Copy out every line that contains "chart".
## start Information shown
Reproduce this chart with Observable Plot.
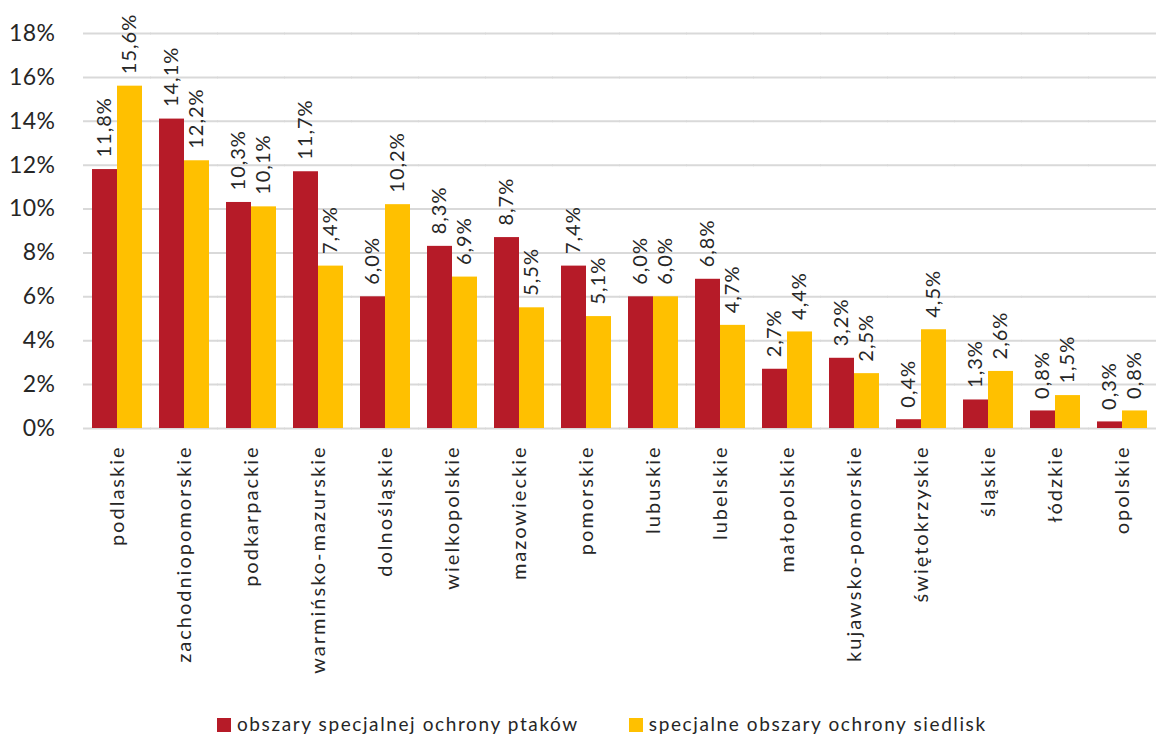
<!DOCTYPE html>
<html>
<head>
<meta charset="utf-8">
<script src="https://cdn.jsdelivr.net/npm/d3@7"></script>
<script src="https://cdn.jsdelivr.net/npm/@observablehq/plot@0.6"></script>
<style>
  body { margin: 0; background: #fff; font-family: Lato, "Open Sans", sans-serif; overflow: hidden; }
  #chart svg g[aria-label^="fx-axis"] text { font-size: 20px; letter-spacing: 2px; }
  #chart svg g[aria-label^="y-axis"] text { font-size: 23px; letter-spacing: 0.5px; }
  #chart svg g[aria-label="text"] text { letter-spacing: 1px; }
  #legend { display: flex; justify-content: flex-start; align-items: center; gap: 50px; margin-top: 23px; padding-left: 217px; font-size: 19px; line-height: 22px; letter-spacing: 1.6px; color: #262626; }
  #legend span.sw { display: inline-block; width: 14px; height: 14px; margin-right: 6px; vertical-align: -1px; }
</style>
</head>
<body>
<div id="chart"></div>
<div id="legend"></div>
<script>
const categories = ["podlaskie","zachodniopomorskie","podkarpackie","warmińsko-mazurskie","dolnośląskie","wielkopolskie","mazowieckie","pomorskie","lubuskie","lubelskie","małopolskie","kujawsko-pomorskie","świętokrzyskie","śląskie","łódzkie","opolskie"];
const seriesNames = ["obszary specjalnej ochrony ptaków","specjalne obszary ochrony siedlisk"];
const birds = [11.8,14.1,10.3,11.7,6.0,8.3,8.7,7.4,6.0,6.8,2.7,3.2,0.4,1.3,0.8,0.3];
const habitats = [15.6,12.2,10.1,7.4,10.2,6.9,5.5,5.1,6.0,4.7,4.4,2.5,4.5,2.6,1.5,0.8];
const colors = ["#B61B28","#FFC000"];
const yTicks = [0,2,4,6,8,10,12,14,16,18];

const data = [];
categories.forEach((c, i) => {
  data.push({region: c, series: seriesNames[0], value: birds[i]});
  data.push({region: c, series: seriesNames[1], value: habitats[i]});
});
const fmt = v => v.toFixed(1).replace(".", ",") + "%";

const chart = Plot.plot({
  width: 1160,
  height: 690,
  marginLeft: 79,
  marginRight: 0,
  marginTop: 33,
  marginBottom: 262,
  style: {fontFamily: "Lato, 'Open Sans', sans-serif", fontSize: "21px", color: "#262626", background: "#fff"},
  fx: {domain: categories, paddingInner: 0.26, paddingOuter: 0.13, label: null, tickRotate: -90, tickSize: 0, tickPadding: 17, axis: "bottom"},
  x: {domain: seriesNames, axis: null, padding: 0},
  y: {domain: [0, 18], ticks: yTicks, tickFormat: d => d + "%", tickSize: 0, tickPadding: 37, label: null},
  color: {domain: seriesNames, range: colors},
  marks: [
    Plot.ruleY(yTicks, {stroke: "#d9d9d9", strokeWidth: 2, insetLeft: -9, insetRight: -9}),
    Plot.barY(data, {fx: "region", x: "series", y: "value", fill: "series"}),
    Plot.text(data, {fx: "region", x: "series", y: "value", text: d => fmt(d.value), rotate: -90, textAnchor: "start", dy: -12, fontSize: 20, fill: "#262626"})
  ]
});
document.getElementById("chart").appendChild(chart);

const legend = document.getElementById("legend");
seriesNames.forEach((s, i) => {
  const item = document.createElement("div");
  item.innerHTML = `<span class="sw" style="background:${colors[i]}"></span>${s}`;
  legend.appendChild(item);
});
</script>
</body>
</html>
## end Information shown
### Final result
Reproduce this chart with Observable Plot.
  #chart svg g[aria-label^="fx-axis"] text { font-size: 20px; letter-spacing: 2px; }
  #chart svg g[aria-label^="y-axis"] text { font-size: 23px; letter-spacing: 0.5px; }
  #chart svg g[aria-label="text"] text { letter-spacing: 1px; }
<div id="chart"></div>
const chart = Plot.plot({
document.getElementById("chart").appendChild(chart);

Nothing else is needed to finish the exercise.